We’re also tricked into seeing the grocery store owner as some sort of hump for the way he treats the Shawshank graduates. Just how nice and accommodating is he supposed to be? The man is running a small business. He hires hardcore ex-cons. He’s got pissy old women customers giving him shit. Excuse the man if he can’t devote the bulk of his work day to politely teaching septuagenarian murderers and rapists the proper way to bag groceries. The man should be one of the heroes of the movie, not the cranky, impatient tool he’s made out to be.
Instead, Red the slick bastard killer is one of the heroes. During his final parole hearing, he refers to his youthful “mistake” as if it were nothing more than spray painting graffiti on an abandoned building. By the time he’s done whining, we are hoping beyond hope that good ol’ Red gets his parole. I bet if it had been your sister whose throat he slashed (after raping her), you’d not be so anxious to see “APPROVED” stamped on his form. You’d be rooting for the “No fucking way, dirtball!” stamp.
Finally, we have our hero, Andy Dufresne, the one we’re supposed to pull for with all our bleeding hearts. If you ask me, he’s the biggest asswipe of them all. Yet every time we watch, we wait expectantly for his big escape and the delicious come-uppance he inflicts on the evil warden. Yes, Andy was innocent, and that’s terribly unfortunate. But he’s not the wonderful guy we are led to believe. The douchebag was this close to killing his wife and her lover for … what, fucking? We are duped into thinking they deserve it.

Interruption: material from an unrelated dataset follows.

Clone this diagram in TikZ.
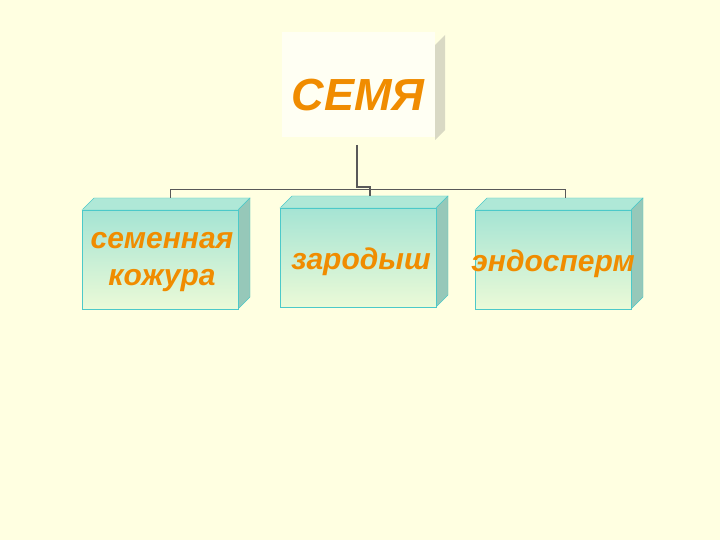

But if Andy can’t sling that dick and twirl that tongue good enough to sate his wife’s twitching twat, then more power to her for getting some strange dick. He deserved 3 – 5 years just for intent.
Andy is also portrayed as a deep-thinking intellect. He plays chess and shapes rocks. He creates a library. He is transported to a better place by Mozart. He philosophizes in the yard about hope and shit for the edification of his less intellectually-equipped prison mates. And what else does he do? He steals the fucking money that we vilify the warden for stealing. When it was the warden taking pilfered money, it was reprehensible. But when Andy takes that same money to buy a piece of shit boat, he somehow deserves it? Not only did he steal money, but he also stole the warden’s shoes and suit. Hell, he even heisted his Bible! And this is the guy we hope makes it safely through the tube of diarrhea? We should be rooting for six wrong turns.
Yes, this movie’s message is overrated. Real prisons are overflowing with human filth who have committed the most depraved crimes imaginable. (Exception: All the black men we’ve incarcerated for minor drug crimes.) Shawshank is akin to a summer boys camp, with sports, movies and three hot squares a day. (Sure, there’s also the occasional forced BJ and anal rape, but into each life a little rain, right?)
In one of the movie’s big dramatic scenes, Andy tells Red that “Hope is a good thing, maybe the best of things. And no good thing ever really dies.” Right, Andy. What does die are friends and relatives and little children at the hands of the subhuman filth who make up a large part of prison populations like Shawshank. Hey Andy, you know what else is a “good thing”? America’s goddamn penal system. Lights out, scumbags. Eat shit. Rot in your cell. Stick a … oh shit … look! Shawshank is on. I gotta go. I love this movie!